The Australian Football League (AFL) started in 1897 and was originally called the Victorian Football League until the name was changed in 1990 due to the expansion to the other Australian states. AFL is seen as an iconic Australian sport which attracts large crowds averaging around 32,000 people per game. It is a very popular industry to be in since there are so many different job positions and roles.
Drugs are usually known as a chemical compound that has an effect on a persons body in some way, either physically or psychologically. Drugs specific to elite sports, such as AFL, can include anabolic steroids and stimulants due to their performance-enhancing effects. The consumption of these drugs is known as doping. Doping is the administration of drugs to enhance the performance of a person or athlete. This can create unfair advantages in the game and also could lead to many health risks to the players that are doping. The AFL also has practices in place related to the use of illicit recreational drugs.

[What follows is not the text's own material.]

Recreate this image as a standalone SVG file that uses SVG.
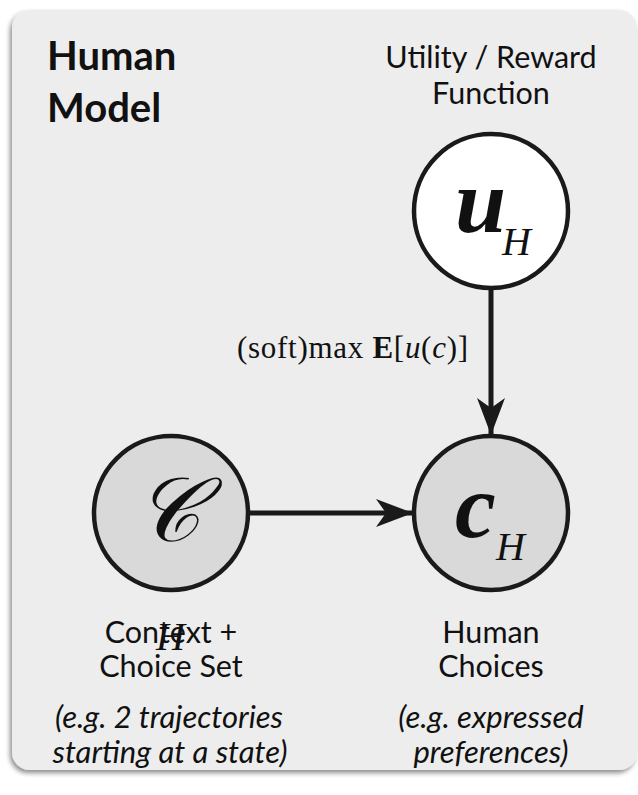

Australian Sports Anti-Doping Authority
Australian Sports Anti-Doping Authority (ASADA) is the governing body behind the restriction and regulation of drug use within Australian sporting events and was established in 2006 by the Australian government. ASADA designs and delivers education and communication programs, detects and manages anti-doping rule violations, conducts anti-doping investigation cases, monitors the compliance of anti-doping policies, and supports athletes to meet their anti-doping obligations.
World Anti-Doping Agency
World Anti-Doping Agency (WADA) is the foundation made by the International Olympic Committee in 1999 and its role is to promote, coordinate and monitor drug use within sports. WADA is responsible for the creation of the World Anti-Doping Code which is adopted by more than 600 sporting organizations. The main tasks that the agency are involved in are research, education, development of anti-doping bodies and regulating the World Anit-Doping Code. Recently, WADA has developed partnerships with pharmaceutical and biotechnology companies with the aim to try facilitate drug detection methods.
The AFL is a signatory to ASADA and WADA, and its policy on performance-enhancing drugs is based upon those organisations. For non-performance-enhancing drugs, the AFL currently has a “three-strikes” policy, under which only the player and the club doctor are aware of any positive tests until a third such test is received is received. After the third strike, the club is made aware of the situation and the player may face disciplinary action. This policy has faced criticism for leniency from anti-doping bodies, particularly the World Anti-Doping Agency (WADA), and as such has attracted much media scrutiny and public debate.